Он возвратил сенаторам судебную власть и ввел в сенат триста всадников.[255]
Он вообще старался разрушить одновременно и могущество среднего класса, и могущество всадников, восстанавливая с небольшими изменениями аристократический государственный строй, бывший в силе во время пунической войны, когда италийское земледельческое общество, аристократическое и военное, состояло из правильного наслоения классов, имея вверху малообразованную, но дисциплинированную и могущественную знать, под ней среднее сельское население, покорное, терпеливое, зажиточное и довольное своей участью, еще ниже рабов, немногочисленных и послушных, с которыми обращались строго, но без жестокости.
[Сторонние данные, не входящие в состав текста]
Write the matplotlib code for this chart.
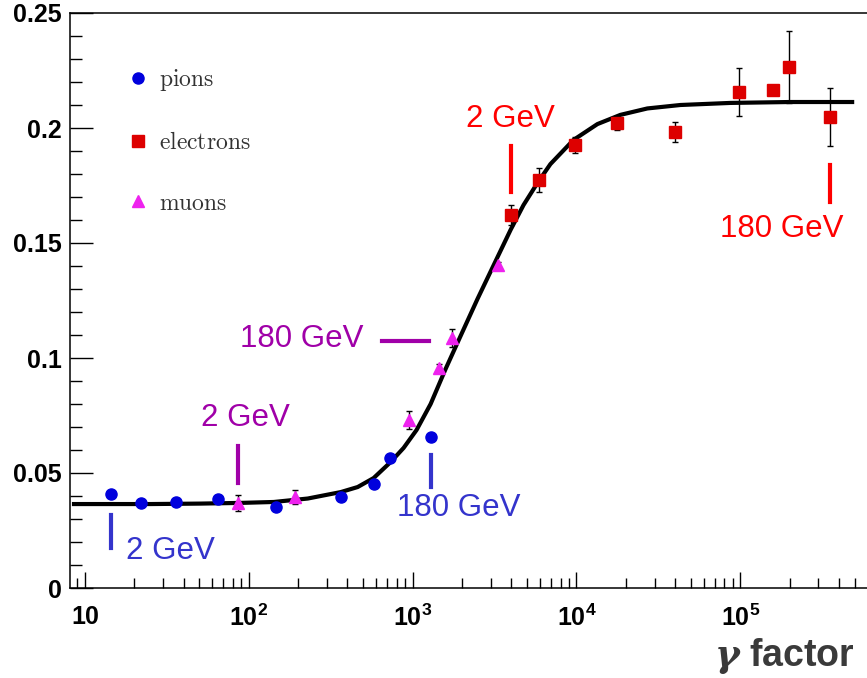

Но он восстанавливал этот строй уже после того, как его различные слои опустились, были разрушены и повалены друг на друга вследствие падения знати, возвышения буржуазии и сильного революционного землетрясения, и в то время, когда побуждали рабов изменять своим осужденным господам, а в бандах друзей диктатора рабы, вольноотпущенники, люди среднего класса, знатные — все вместе опустошали и обагряли кровью Италию, не признавая никакого закона. Это не была аристократическая реставрация, ибо не существовало более римской аристократии; но в Азии, как и в Италии и во всей империи, это был оргиастический кровавый триумф олигархии убийц, рабов, знатных нищих, бессовестных искателей приключений, жадных ростовщиков, наемных солдат над обширной империей, состоявшей из миллионов притесненных, которые в порыве бешенства тщетно пытались возмутиться. Из своего дома, наполненного мимами, певицами и танцовщицами, где всякий вечер происходили пышные банкеты, бесстрастный Сулла равнодушно смотрел на это торжество, которого он не искал, но первым созидателем которого все же был. Это торжество до такой степени мало его интересовало, что как только он стал считать себя в безопасности как частное лицо в стране, которой он управлял как диктатор, то сложил с себя диктатуру и всецело отдался удовольствиям и кутежам, сведшим его в могилу в начале 78 г.
253
Plut. Cat. U., 3; Sulla, 34–36.
254
Suet. Caes., 1; Plut. Caes., 1.— Я не думаю, чтобы можно было приписать политические причины этому первому выступлению Цезаря, который был тогда очень молод и неизвестен. Это было эффектное юношеское безумство, совершенное из любви или гордости, и ничего более. Светоний и Плутарх не согласны относительно этого эпизода; но рассказ Светония кажется мне более вероятным, за исключении того, что относится к достоинству Flamen Dialis; относительно этого пункта ошибаются оба автора, а истинное объяснение дает Веллей Патеркул (II, 43). Слова, приписываемые Светонием и Плутархом Сулле, что в Цезаре скрывается несколько Мариев, — конечно, басня.
255
Lange. R. А., III, 144 сл; Cantalupi. М. S. 110 сл. — По поводу спорных вопросов относительно реформы трибунской власти при Сулле см.: Sanden. De tribunita potestate a L. Sulla imminuta quaestiones. Upsala, 1897.